Begin with the first line and repeat exactly through the line containing "leg_size = [36, 36, 41, 41, 36, 36]"; leave every image out.
☆ ☆ ☆ ☆ ☆
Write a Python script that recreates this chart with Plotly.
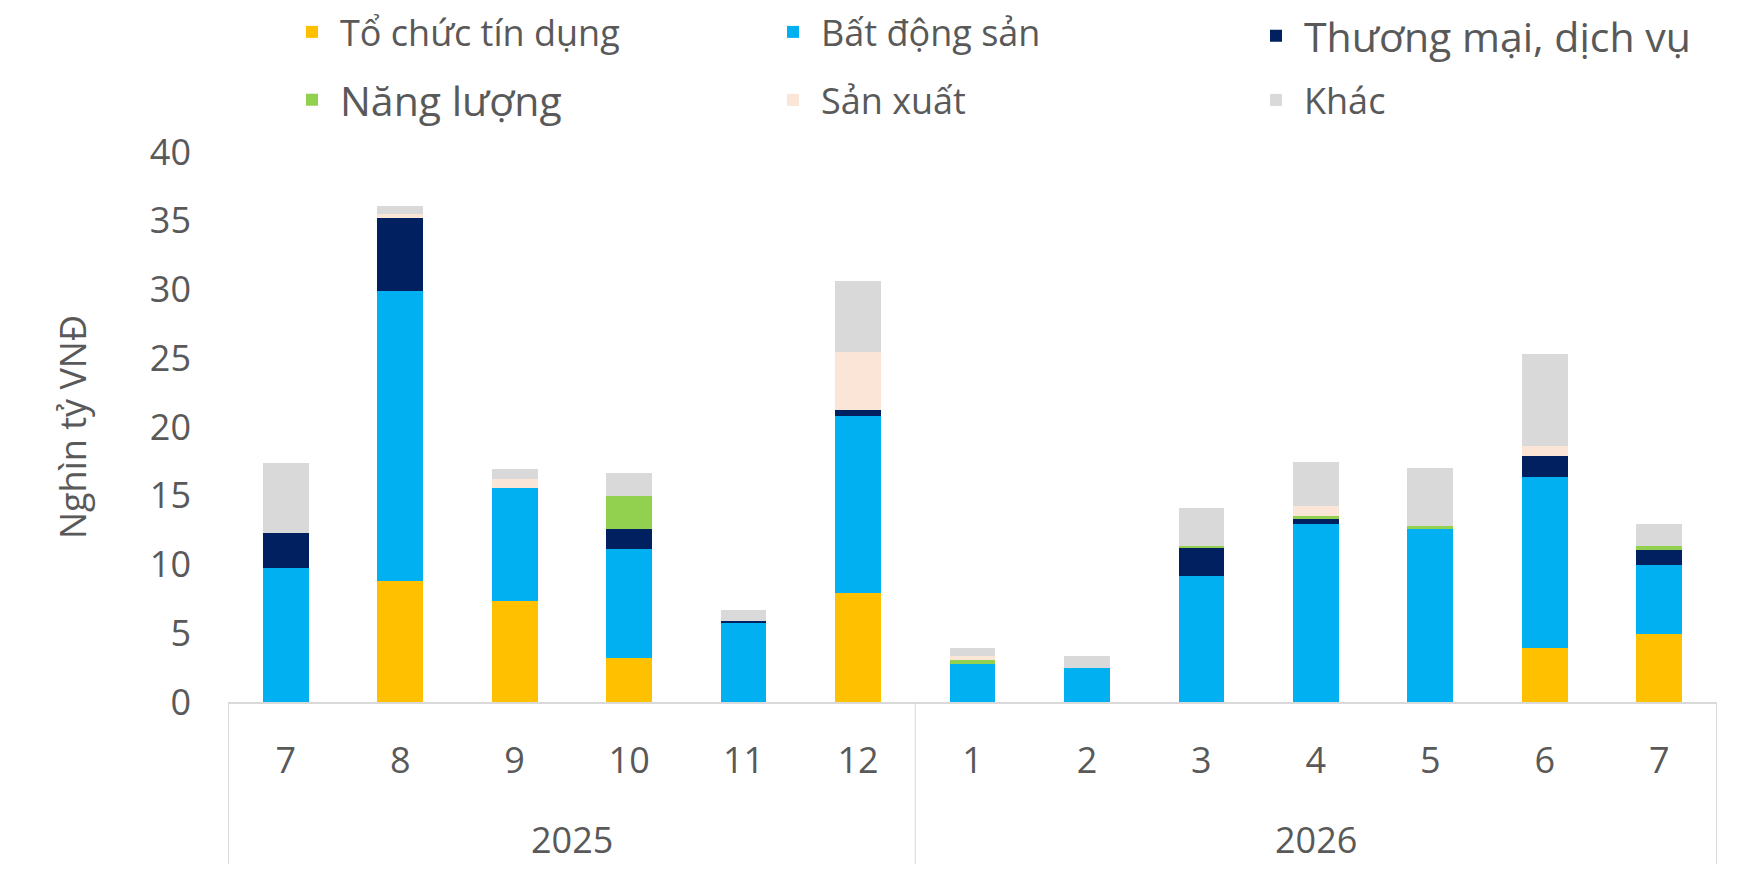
import plotly.graph_objects as go

years = ["2025", "2026"]
months = ["7", "8", "9", "10", "11", "12", "1", "2", "3", "4", "5", "6", "7"]
month_year = ["2025"] * 6 + ["2026"] * 7

credit = [0, 8.83, 7.37, 3.17, 0, 7.96, 0, 0, 0, 0, 0, 3.90, 4.92]
real_estate = [9.72, 21.09, 8.16, 7.99, 5.77, 12.81, 2.73, 2.45, 9.13, 12.92, 12.63, 12.50, 5.08]
trade = [2.60, 5.25, 0, 1.45, 0.15, 0.44, 0, 0, 2.04, 0.44, 0, 1.47, 1.03]
energy = [0, 0, 0, 2.34, 0, 0, 0.30, 0, 0.15, 0.14, 0.14, 0, 0.29]
manufacturing = [0, 0.29, 0.72, 0, 0, 4.21, 0.29, 0, 0, 0.73, 0, 0.73, 0]
other = [5.09, 0.60, 0.73, 1.74, 0.74, 5.23, 0.58, 0.87, 2.76, 3.20, 4.23, 6.68, 1.60]

names = ["Tổ chức tín dụng", "Bất động sản", "Thương mại, dịch vụ",
         "Năng lượng", "Sản xuất", "Khác"]
values = [credit, real_estate, trade, energy, manufacturing, other]
colors = ["#FFC000", "#00B0F0", "#002060", "#92D050", "#FBE5D6", "#D9D9D9"]

FONT = "Open Sans"
GREY = "#595959"
W, H = 1741, 869
OFF = 8  # page body margin offset

# target pixel positions on the page
plot_l, plot_r, plot_t, plot_b = 228, 1717, 152, 702
ml = plot_l - OFF
mr = W - (plot_r - OFF)
mt = plot_t - OFF
mb = H - (plot_b - OFF)
pw = W - ml - mr
ph = H - mt - mb

def py(page_y):
    """page y pixel -> paper y"""
    return ((plot_b - OFF) - (page_y - OFF)) / ph

def px(page_x):
    return ((page_x - OFF) - (plot_l - OFF)) / pw

cats = [f"{y}-{m}" for y, m in zip(month_year, months)]

ITEMW = 46
leg_cx = [312, 793, 1276, 312, 793, 1276]
leg_cy = [32, 32, 36, 100, 100, 100]
leg_size = [36, 36, 41, 41, 36, 36]

fig = go.Figure()
layout_legends = {}
for i, (name, vals, color) in enumerate(zip(names, values, colors)):
    lid = "legend" if i == 0 else f"legend{i + 1}"
    fig.add_trace(go.Bar(
        x=cats, y=vals, name=name, marker_color=color,
        marker_line_width=0, legend=lid,
    ))
    layout_legends[lid] = dict(
        x=px(leg_cx[i] - (5 + ITEMW / 2)), y=py(leg_cy[i]),
        xanchor="left", yanchor="middle", orientation="h",
        itemwidth=ITEMW, entrywidth=420, entrywidthmode="pixels",
        font=dict(family=FONT, size=leg_size[i], color=GREY),
        bgcolor="rgba(0,0,0,0)", borderwidth=0, itemclick=False,
    )

group_edges = [-0.5, 5.5, 12.5]
group_centers = [2.5, 9.0]
shapes = [
    dict(type="line", xref="x", yref="paper", x0=e, x1=e, y0=0, y1=py(864),
         line=dict(color="#D9D9D9", width=1))
    for e in group_edges
]
annotations = [
    dict(xref="x", yref="paper", x=c, y=py(839), text=yr, showarrow=False,
         xanchor="center", yanchor="middle", font=dict(family=FONT, size=36, color=GREY))
    for c, yr in zip(group_centers, years)
]

fig.update_layout(
    width=W, height=H,
    margin=dict(l=ml, r=mr, t=mt, b=mb, autoexpand=False),
    barmode="stack", bargap=0.6,
    plot_bgcolor="white", paper_bgcolor="white",
    font=dict(family=FONT, size=36, color=GREY),
    showlegend=True,
    shapes=shapes, annotations=annotations,
    **layout_legends,
)

fig.update_yaxes(
    range=[0, 40], dtick=5, showgrid=False, zeroline=False, showline=False,
    tickfont=dict(family=FONT, size=36, color=GREY),
    ticklabelstandoff=36,
    title=dict(text="Nghìn tỷ VNĐ", font=dict(family=FONT, size=36, color=GREY), standoff=52),
)
fig.update_xaxes(
    type="category", categoryorder="array", categoryarray=cats,
    tickvals=cats, ticktext=months,
    showline=True, linecolor="#D9D9D9", linewidth=2,
    showgrid=False, ticks="", ticklabelstandoff=26,
    tickfont=dict(family=FONT, size=36, color=GREY),
)

fig.write_html("out.html")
☆ ☆ ☆ ☆ ☆
◆ Solution for this exercise:
Write a Python script that recreates this chart with Plotly.
import plotly.graph_objects as go

years = ["2025", "2026"]
months = ["7", "8", "9", "10", "11", "12", "1", "2", "3", "4", "5", "6", "7"]
month_year = ["2025"] * 6 + ["2026"] * 7

credit = [0, 8.83, 7.37, 3.17, 0, 7.96, 0, 0, 0, 0, 0, 3.90, 4.92]
real_estate = [9.72, 21.09, 8.16, 7.99, 5.77, 12.81, 2.73, 2.45, 9.13, 12.92, 12.63, 12.50, 5.08]
trade = [2.60, 5.25, 0, 1.45, 0.15, 0.44, 0, 0, 2.04, 0.44, 0, 1.47, 1.03]
energy = [0, 0, 0, 2.34, 0, 0, 0.30, 0, 0.15, 0.14, 0.14, 0, 0.29]
manufacturing = [0, 0.29, 0.72, 0, 0, 4.21, 0.29, 0, 0, 0.73, 0, 0.73, 0]
other = [5.09, 0.60, 0.73, 1.74, 0.74, 5.23, 0.58, 0.87, 2.76, 3.20, 4.23, 6.68, 1.60]

names = ["Tổ chức tín dụng", "Bất động sản", "Thương mại, dịch vụ",
         "Năng lượng", "Sản xuất", "Khác"]
values = [credit, real_estate, trade, energy, manufacturing, other]
colors = ["#FFC000", "#00B0F0", "#002060", "#92D050", "#FBE5D6", "#D9D9D9"]

FONT = "Open Sans"
GREY = "#595959"
W, H = 1741, 869
OFF = 8  # page body margin offset

# target pixel positions on the page
plot_l, plot_r, plot_t, plot_b = 228, 1717, 152, 702
ml = plot_l - OFF
mr = W - (plot_r - OFF)
mt = plot_t - OFF
mb = H - (plot_b - OFF)
pw = W - ml - mr
ph = H - mt - mb

def py(page_y):
    """page y pixel -> paper y"""
    return ((plot_b - OFF) - (page_y - OFF)) / ph

def px(page_x):
    return ((page_x - OFF) - (plot_l - OFF)) / pw

cats = [f"{y}-{m}" for y, m in zip(month_year, months)]

ITEMW = 46
leg_cx = [312, 793, 1276, 312, 793, 1276]
leg_cy = [32, 32, 36, 100, 100, 100]
leg_size = [36, 36, 41, 41, 36, 36]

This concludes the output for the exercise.